Ball State Hoosieroons
In another time, David Letterman, Jason Whitlock and Papa John all would have been Hoosieroons.

Buffalo Bisons
The grammatically incorrect Bisons changed their name to Bulls in 1931 to avoid confusion with other Buffalo-based teams. That was fine until the Bills came along in 1960.

Kent State Silver Foxes
It’s true. Kent State changed its name from Silver Foxes to Golden Flashes in 1927. Strong.

Speaking of which, what’s going on in the MAC?
Bowling Green quit being the Normals in 1927. Eastern Michigan went form the Normalites to the Men From Ypsi to the Hurons before just giving up and going by Eagles. Akron shortened its name from Zippers to Zips. UMass went from Redmen to Minutemen. Miami (Ohio) went from Redskins to RedHawks. Toledo shortened its Skyrockets nickname. Ohio decided Green and White was not a mascot at all. Western Michigan went from Hilltoppers to Broncos. Northern Illinois cycled through Profs, Cardinals, Evansmen, Northerners and Teachers. Central Michigan went from the Normalites to the Dragons to the Chippewas. College football needs more Dragons.

FIU Sunblazers
Florida International started as the Sunblazers, giving us one great mascot. Golden Panthers was too much, so now they’re just the Panthers.

Maryland Old Liners
Old Liners referred to Maryland soldiers during the Revolutionary War. The school newspaper (The Diamondback) and the school yearbook (The Terrapin) inspired the name change in 1935.

Nebraska’s informal nicknames
Cornhuskers is perfect along with Big Red and Blackshirts, but shouldn’t we pine for the Treeplanters, Rattlesnake Boys, Antelopes and Old Gold Knights?

Nevada Sagebrushers and Sage Hens
Nevada had a two-word nickname long before the Wolf Pack.

North Texas Eagles
Got to love a program that changed its bland nickname to one that referenced its most famous players -- Mean Joe Greene -- in 1966.

Northwestern Purple and Syracuse Orangemen
This serves as proof that schools with great journalism programs are not great at picking team nicknames.

Notre Dame Catholics and Ramblers
When Grantland Rice wrote one of the most famous first paragraphs in sportswriting history:

Outlined against a blue-gray October sky, the Four Horsemen rode again. In dramatic lore they are known as Famine, Pestilence, Destruction and Death. These are only aliases. Their real names are Stuhldreher, Miller, Crowley and Layden.

The Four Horsemen weren’t even Fighting Irish. They were “Ramblers.” And before that, the would have been simply “Catholics.” What started as a derisive term from opponents, Fighting Irish became the school’s official nickname in 1927.

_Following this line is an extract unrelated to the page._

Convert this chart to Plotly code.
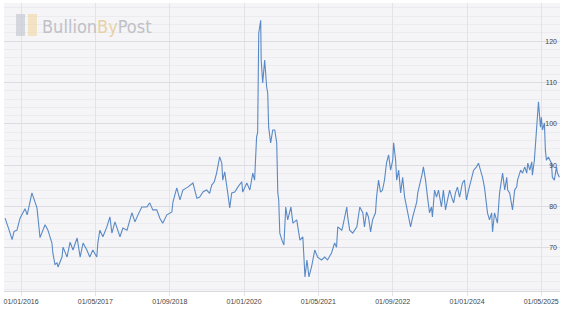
import plotly.graph_objects as go

# Gold / silver ratio
dates = [
    "2015-09-18", "2015-09-30", "2015-10-13", "2015-11-03", "2015-11-16", "2015-12-05", "2015-12-25",
    "2016-01-27", "2016-02-10", "2016-03-12", "2016-04-01", "2016-04-14", "2016-05-04", "2016-06-06",
    "2016-06-25", "2016-07-08", "2016-07-21", "2016-07-27", "2016-08-10", "2016-08-23", "2016-08-30",
    "2016-09-25", "2016-10-02", "2016-10-28", "2016-11-17", "2016-12-06", "2017-01-02", "2017-01-22",
    "2017-02-10", "2017-03-07", "2017-03-26", "2017-04-15", "2017-05-11", "2017-05-18", "2017-05-31",
    "2017-06-20", "2017-07-16", "2017-08-05", "2017-08-18", "2017-09-07", "2017-09-27", "2017-10-10",
    "2017-10-29", "2017-11-25", "2017-12-27", "2018-01-16", "2018-02-05", "2018-03-02", "2018-04-04",
    "2018-04-23", "2018-05-13", "2018-06-08", "2018-06-28", "2018-07-17", "2018-08-13", "2018-09-15",
    "2018-09-22", "2018-10-17", "2018-11-07", "2018-11-26", "2018-12-28", "2019-01-31", "2019-02-26",
    "2019-03-16", "2019-04-08", "2019-05-01", "2019-05-20", "2019-06-03", "2019-06-20", "2019-07-05",
    "2019-07-25", "2019-08-08", "2019-08-14",
    "2019-08-27", "2019-09-16", "2019-09-29", "2019-10-12", "2019-11-01", "2019-11-21", "2019-12-17",
    "2019-12-23", "2020-01-19", "2020-02-08", "2020-02-27", "2020-03-10", "2020-03-23", "2020-03-30",
    "2020-04-06", "2020-04-19", "2020-04-22", "2020-05-02", "2020-05-09", "2020-05-15", "2020-05-28",
    "2020-06-04", "2020-06-10", "2020-06-23", "2020-07-07", "2020-07-20", "2020-08-02", "2020-08-09",
    "2020-08-15", "2020-08-22", "2020-09-05", "2020-09-18", "2020-09-30", "2020-10-13", "2020-11-03",
    "2020-11-16", "2020-12-11", "2021-01-01", "2021-01-20", "2021-02-03", "2021-02-16", "2021-03-01",
    "2021-03-18", "2021-04-08", "2021-04-27", "2021-05-23", "2021-06-12", "2021-07-01", "2021-07-27",
    "2021-08-16", "2021-08-29", "2021-09-06", "2021-10-02", "2021-10-08", "2021-11-04", "2021-11-10",
    "2021-11-23", "2021-12-13", "2022-01-09", "2022-01-28", "2022-02-17", "2022-02-28", "2022-03-13",
    "2022-03-26", "2022-04-09", "2022-04-22", "2022-05-11", "2022-05-18", "2022-05-31", "2022-06-13",
    "2022-06-26", "2022-07-09", "2022-07-22", "2022-08-05", "2022-08-18", "2022-09-01", "2022-09-07",
    "2022-09-20", "2022-09-27", "2022-10-10", "2022-10-23", "2022-11-05", "2022-11-18", "2022-12-01",
    "2022-12-08", "2022-12-27", "2023-01-10", "2023-01-23", "2023-02-05", "2023-02-12", "2023-03-01",
    "2023-03-14", "2023-03-21", "2023-04-04", "2023-04-17", "2023-04-30", "2023-05-13", "2023-05-19",
    "2023-06-02", "2023-06-15", "2023-06-28", "2023-07-17", "2023-07-30", "2023-08-13", "2023-08-26",
    "2023-09-09", "2023-09-22", "2023-10-05", "2023-10-17", "2023-10-30", "2023-11-13", "2023-12-02",
    "2023-12-15", "2023-12-28", "2024-01-11", "2024-01-31", "2024-02-13", "2024-03-03", "2024-03-16",
    "2024-03-29", "2024-04-11", "2024-04-24", "2024-05-08", "2024-05-14", "2024-05-27", "2024-06-10",
    "2024-06-16", "2024-06-29", "2024-07-12", "2024-07-18", "2024-08-01", "2024-08-14", "2024-08-21",
    "2024-09-04", "2024-09-17", "2024-09-23", "2024-10-06", "2024-10-25", "2024-11-08", "2024-11-21",
    "2024-11-27", "2024-12-17", "2024-12-30", "2025-01-13", "2025-01-26", "2025-02-02", "2025-02-15",
    "2025-02-28", "2025-03-04", "2025-03-17", "2025-03-30", "2025-04-06", "2025-04-13", "2025-04-26",
    "2025-05-02", "2025-05-09", "2025-05-22", "2025-05-28", "2025-06-04", "2025-06-17", "2025-07-07",
    "2025-07-13", "2025-07-26", "2025-08-09", "2025-08-15", "2025-08-28",
]

ratio = [
    77.2, 76.0, 74.5, 72.0, 74.0, 74.3, 77.2,
    79.5, 78.0, 83.3, 81.0, 79.7, 72.5, 75.6,
    74.3, 72.7, 71.2, 68.8, 66.0, 66.4, 65.4,
    67.8, 70.2, 67.8, 71.4, 69.5, 72.4, 67.8,
    71.2, 69.5, 67.8, 69.5, 67.8, 71.2, 74.3,
    72.7, 75.1, 77.5, 73.6, 76.3, 74.3, 72.7,
    74.8, 74.3, 78.5, 76.3, 78.0, 79.9, 79.9,
    80.9, 79.2, 79.2, 77.2, 76.0, 78.0, 78.7,
    81.1, 84.5, 81.6, 84.0, 84.7, 85.7, 82.0,
    82.3, 83.6, 84.0, 83.2, 85.2, 86.0, 88.1,
    92.0, 90.5, 86.4,
    88.4, 83.3, 79.7, 83.3, 83.5, 84.7, 86.0,
    83.5, 85.7, 84.0, 88.1, 86.4, 96.8, 98.0,
    121.9, 125.0, 115.4, 109.9, 113.7, 115.4, 108.9,
    107.4, 99.2, 95.4, 98.5, 98.5, 95.4, 83.3,
    81.6, 73.6, 71.9, 70.7, 79.9, 76.8, 79.9,
    76.0, 76.8, 71.9, 72.7, 63.0, 67.1, 63.0,
    65.4, 69.5, 67.8, 67.1, 67.8, 67.1, 68.8,
    71.2, 70.2, 75.1, 74.3, 75.1, 79.9, 77.5,
    74.3, 73.6, 75.1, 79.9, 78.5, 75.1, 78.7,
    77.5, 73.9, 76.8, 78.5, 82.3, 86.4, 83.5,
    84.0, 86.4, 90.5, 92.5, 88.8, 91.2, 95.4,
    91.2, 86.4, 88.8, 83.3, 87.1, 82.3, 79.9,
    78.5, 75.1, 77.5, 79.2, 81.1, 83.3, 85.7,
    88.1, 89.6, 86.4, 82.3, 78.5, 79.9, 77.5,
    84.0, 82.3, 84.0, 79.9, 84.0, 79.2, 81.6,
    84.0, 82.3, 80.9, 83.3, 84.7, 82.3, 85.7,
    86.4, 81.6, 84.0, 87.1, 88.8, 89.6, 90.5,
    88.8, 87.1, 84.7, 79.9, 78.5, 76.8, 78.5,
    73.9, 78.5, 76.8, 76.0, 83.3, 86.4, 88.1,
    84.0, 87.1, 84.0, 83.3, 79.2, 84.0, 84.7,
    86.4, 88.8, 88.1, 89.6, 88.1, 90.5, 88.8,
    90.8, 87.6, 91.2, 98.5, 100.9, 105.3, 99.2,
    101.6, 98.5, 100.2, 93.7, 91.2, 92.0, 90.5,
    87.1, 86.4, 89.6, 88.1, 87.1,
]

tick_dates = ["2016-01-01", "2017-05-01", "2018-09-01", "2020-01-01",
              "2021-05-01", "2022-09-01", "2024-01-01", "2025-05-01"]
tick_text = ["01/01/2016", "01/05/2017", "01/09/2018", "01/01/2020",
             "01/05/2021", "01/09/2022", "01/01/2024", "01/05/2025"]
y_ticks = [70, 80, 90, 100, 110, 120]

fig = go.Figure()
fig.add_trace(go.Scatter(
    x=dates, y=ratio, mode="lines",
    line=dict(color="#5a8ac6", width=1.1),
    hoverinfo="skip",
))

fig.update_layout(
    width=565, height=310,
    margin=dict(l=4, r=5, t=3, b=19),
    paper_bgcolor="#ffffff",
    plot_bgcolor="#f5f5f7",
    showlegend=False,
    font=dict(family="Liberation Sans, Arial, sans-serif", size=7, color="#333333"),
    xaxis=dict(
        type="date",
        range=["2015-09-11", "2025-09-01"],
        tickvals=tick_dates, ticktext=tick_text,
        showgrid=True, gridcolor="#e2e2e8", gridwidth=1,
        ticks="outside", ticklen=4, tickcolor="#e2e2e8",
        showline=True, linecolor="#d8d8de", linewidth=1,
        tickfont=dict(size=7, color="#444444"),
        zeroline=False,
    ),
    yaxis=dict(
        range=[59.6, 129.2],
        tickvals=y_ticks,
        side="right",
        ticklabelposition="inside",
        showgrid=True, gridcolor="#dcdce2", gridwidth=1,
        minor=dict(dtick=2, showgrid=True, gridcolor="#ebebf0", gridwidth=1),
        tickfont=dict(size=7, color="#444444"),
        zeroline=False,
        showline=False,
    ),
)

# BullionByPost watermark
fig.add_shape(type="rect", xref="paper", yref="paper",
              x0=(16 - 4) / 556, x1=(25 - 4) / 556,
              y0=(291 - 36) / 288, y1=(291 - 14) / 288,
              fillcolor="#c8ccd6", line_width=0, opacity=0.75, layer="above")
fig.add_shape(type="rect", xref="paper", yref="paper",
              x0=(28 - 4) / 556, x1=(37 - 4) / 556,
              y0=(291 - 36) / 288, y1=(291 - 14) / 288,
              fillcolor="#f0dcb4", line_width=0, opacity=0.75, layer="above")
fig.add_annotation(
    xref="paper", yref="paper",
    x=(40 - 4) / 556, y=(291 - 26) / 288,
    xanchor="left", yanchor="middle", showarrow=False,
    text="<span style='color:#c0c0c6'>Bullion</span><span style='color:#e8d2a4'>By</span><span style='color:#c0c0c6'>Post</span>",
    font=dict(family="Liberation Sans Narrow, DejaVu Sans Condensed, sans-serif", size=18),
)

fig.write_html("out.html")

Oklahoma Rough Riders and Boomers
Oklahoma adopted its current name from the school pep club -- The Sooner Rooters -- in 1908. Like Notre Dame, Oklahoma took a put-down and turned it into a nickname. “Sooners” referred to settlers who left for the Oklahoma Territory before the Land Run of 1889. “Boomers” left when land was officially opened by President Grover Cleveland.

Rutgers Queensmen
The State University of New Jersey was originally Queen’s College, thus the Queensmen. Rutgers adopted Knights and later added Scarlet Knights. Although if Rutgers really wants to claim New York as its territory, it might not hurt to claim a borough or two.

Stanford Indians
After objections by the Native American community in 1975, Stanford dropped the Indians nickname but didn't adopt the Cardinal until the 1980s.

UCF Knights of Pegasus
Knights of Pegasus stood until 1993 when Central Florida became the Golden Knights. Boo.

USF Brahman Bulls
USF Bulls is dull for a moderately new football program. Brahman Bulls, in use before the school had a football team, wasn’t much better.

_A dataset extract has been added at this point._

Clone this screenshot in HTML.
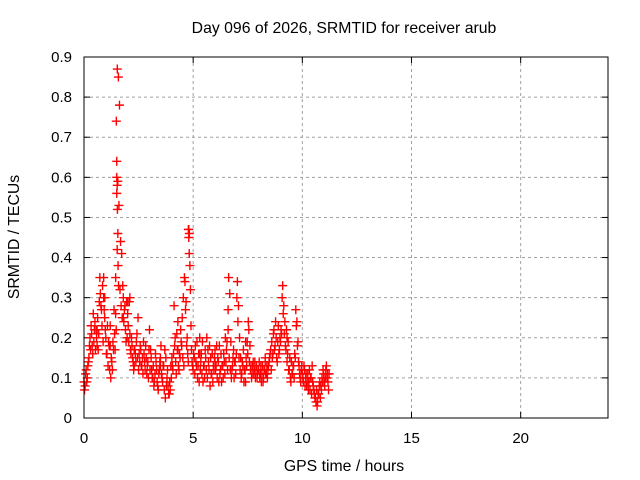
<!DOCTYPE html>
<html><head><meta charset="utf-8"><style>
html,body{margin:0;padding:0;background:#fff;}
svg{display:block;font-family:"Liberation Sans",Arial,sans-serif;}
</style></head><body>
<svg id="chart" width="640" height="480" viewBox="0 0 640 480">
<rect x="0" y="0" width="640" height="480" fill="#fff"/>
<g id="grid"></g>
<g id="ticks"></g>
<g id="marks"></g>
<rect x="84" y="57" width="524" height="361" fill="none" stroke="#000" stroke-width="1"/>
<text x="344" y="33" text-anchor="middle" font-size="15.8">Day 096 of 2026, SRMTID for receiver arub</text>
<text x="344" y="471" text-anchor="middle" font-size="15.8">GPS time / hours</text>
<text x="19" y="237" text-anchor="middle" font-size="15.8" transform="rotate(-90 19 237)">SRMTID / TECUs</text>
</svg>
<script>
const xTicks = [0,5,10,15,20];
const yTicks = [0,0.1,0.2,0.3,0.4,0.5,0.6,0.7,0.8,0.9];
const yTickLabels = ["0","0.1","0.2","0.3","0.4","0.5","0.6","0.7","0.8","0.9"];
const seriesAStart = 0, seriesBStart = 0.025, stepHours = 0.05;
const seriesA = [
.09,.08,.12,.10,.14,.18,.17,.21,.16,.19,.24,.22,.18,.17,.29,.31,.27,.33,.30,.25,
.20,.16,.13,.18,.23,.15,.12,.17,.21,.26,.64,.59,.53,.32,.28,.25,.30,.27,.22,.29,
.26,.19,.21,.16,.18,.14,.13,.16,.19,.15,.12,.14,.17,.13,.11,.16,.12,.15,.13,.10,
.22,.17,.12,.10,.08,.11,.14,.09,.07,.12,.15,.11,.09,.13,.17,.15,.10,.08,.06,.07,
.10,.13,.16,.18,.14,.21,.17,.12,.15,.19,.25,.30,.35,.27,.18,.16,.47,.38,.23,.14,
.12,.15,.18,.13,.10,.16,.20,.14,.11,.09,.13,.17,.12,.10,.14,.18,.15,.11,.09,.12,
.17,.13,.10,.14,.18,.12,.09,.13,.16,.11,.14,.19,.22,.15,.12,.10,.13,.17,.14,.11,
.30,.24,.15,.12,.10,.14,.17,.12,.09,.13,.16,.22,.18,.13,.11,.14,.12,.10,.13,.11,
.12,.10,.13,.11,.09,.12,.14,.11,.10,.13,.15,.17,.19,.16,.22,.18,.20,.14,.23,.17,
.19,.21,.33,.28,.24,.17,.14,.19,.12,.10,.14,.11,.13,.16,.27,.24,.19,.13,.10,.12,
.11,.09,.12,.10,.08,.11,.09,.07,.10,.13,.08,.06,.05,.07,.04,.06,.09,.08,.10,.12,
.09,.10,.13,.11,.07];
const seriesB = [
.07,.11,.09,.13,.15,.20,.23,.18,.26,.22,.17,.20,.25,.21,.35,.28,.23,.19,.27,.22,
.16,.23,.19,.12,.10,.14,.19,.27,.17,.22,.87,.85,.78,.44,.41,.33,.24,.28,.19,.20,
.23,.29,.17,.20,.15,.12,.17,.14,.21,.25,.16,.18,.13,.15,.19,.14,.18,.11,.14,.17,
.12,.15,.10,.13,.09,.16,.12,.08,.11,.14,.18,.10,.13,.07,.05,.08,.12,.06,.09,.13,
.15,.12,.28,.20,.11,.17,.13,.16,.22,.18,.15,.13,.34,.29,.20,.14,.46,.32,.17,.13,
.16,.11,.14,.19,.13,.09,.12,.16,.19,.13,.10,.15,.20,.17,.12,.08,.11,.16,.13,.15,
.12,.18,.15,.09,.11,.16,.13,.10,.14,.20,.17,.12,.35,.31,.19,.12,.15,.10,.14,.16,
.34,.28,.20,.15,.11,.13,.09,.12,.15,.19,.24,.14,.12,.10,.13,.11,.14,.12,.10,.12,
.14,.11,.09,.13,.10,.12,.11,.13,.12,.14,.16,.12,.15,.21,.17,.24,.15,.19,.16,.20,
.22,.30,.26,.21,.18,.22,.16,.12,.15,.09,.11,.13,.10,.15,.23,.18,.14,.11,.09,.13,
.10,.13,.08,.11,.09,.07,.12,.10,.06,.09,.07,.05,.04,.03,.06,.08,.05,.07,.09,.11,
.08,.12,.10,.09,.11];
const extraTimes = [1.48,1.50,1.52,1.50,1.53,1.55,1.52,1.56,1.45,1.58,4.78,4.80,4.82,0.9,0.95,2.0,2.1,0.6,1.2,1.8,2.3,3.5,4.3,5.3,6.0,6.6,7.4,8.3,9.3,10.3];
const extraValues = [.74,.60,.58,.56,.52,.46,.42,.38,.35,.33,.47,.45,.41,.35,.30,.29,.30,.22,.18,.25,.17,.13,.24,.16,.14,.27,.19,.15,.20,.09];

const NS="http://www.w3.org/2000/svg";
const X0=84,X1=608,Y0=418,Y1=57,XMAX=24,YMAX=0.9;
function xs(t){return X0+(t/XMAX)*(X1-X0);}
function ys(v){return Y0-(v/YMAX)*(Y0-Y1);}
const grid=document.getElementById('grid'),ticks=document.getElementById('ticks'),marks=document.getElementById('marks');
function mk(tag,attrs,parent){const e=document.createElementNS(NS,tag);for(const k in attrs)e.setAttribute(k,attrs[k]);parent.appendChild(e);return e;}
yTicks.forEach((v,i)=>{
  const y=ys(v);
  if(i>0&&i<yTicks.length-1){const g=mk('line',{x1:X0,x2:X1,y1:y,y2:y,stroke:'#a0a0a0','stroke-dasharray':'3,3'},grid);
  
  }
  mk('line',{x1:X0,x2:X0+6,y1:y,y2:y,stroke:'#000'},ticks);
  mk('line',{x1:X1-6,x2:X1,y1:y,y2:y,stroke:'#000'},ticks);
  const t=mk('text',{x:X0-12,y:y+5,'text-anchor':'end','font-size':'15'},ticks);
  t.textContent=yTickLabels[i];
  
  
});
xTicks.forEach((v,i)=>{
  const x=xs(v);
  if(i>0){const g=mk('line',{x1:x,x2:x,y1:Y1,y2:Y0,stroke:'#a0a0a0','stroke-dasharray':'3,3'},grid);
  
  }
  mk('line',{x1:x,x2:x,y1:Y0,y2:Y0-6,stroke:'#000'},ticks);
  mk('line',{x1:x,x2:x,y1:Y1,y2:Y1+6,stroke:'#000'},ticks);
  const t=mk('text',{x:x,y:Y0+25,'text-anchor':'middle','font-size':'15'},ticks);
  t.textContent=String(v);
  
  
});
function plus(t,v){
  const x=xs(t),y=ys(v);
  const p=mk('path',{d:`M${x-4.5},${y}H${x+4.5}M${x},${y-4.5}V${y+4.5}`,stroke:'#ff0000','stroke-width':'1.4',fill:'none'},marks);
  
  
}
seriesA.forEach((v,i)=>plus(seriesAStart+i*stepHours,v));
seriesB.forEach((v,i)=>plus(seriesBStart+i*stepHours,v));
extraTimes.forEach((t,i)=>plus(t,extraValues[i]));
</script>
</body></html>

USC Methodists and Wesleyans
The two were retired by 1912 when USC adopted the Trojans name. Song Girls came decades later.

Texas Tech Matadors
Texas Tech retired the Matadors in 1932 for Red Raiders. A shame. Mike Leach would have had fun as a Matador.

Troy Red Wave
Like Hawaii, Troy backtracked. Troy went from the Bulldogs to the Teachers, to the Trojans to the Red Wave and finally back to Trojans in 1973.

Tulsa Yellow Jackets
The Yellow Jackets nickname had stuck by the early 1920s, but new coach Howard Archer wanted to change the name to Golden Tornadoes. Georgia Tech was using the Golden Tornadoes moniker at the time, so Tulsa settled on Golden Hurricane.

Originally, UCLA was nicknamed the Cubs as homage to the Cal Golden Bears. UCLA then played as the Grizzlies from 1923-28 before settling on the Bruins.

Utah State Highlanders
Arkansas State, Colorado State, Kansas State, Michigan State, Mississippi State and Oklahoma State all changed their names from Aggies. Utah State changed to Aggies. There can be no Highlanders.

Washington Sun Dodgers
Perhaps it wasn’t a great recruiting tool that it rains a lot in Seattle -- hence the Son Dodgers, maybe? If it wasn’t that, maybe the 1919 “Sunny Boy” logo just needed to go.

West Virginia Snakes
The Mountaineers made their first appearance in 1905. The nickname needs to return for someone, though, just so we can hear a 60,000-person crowd hiss on third down.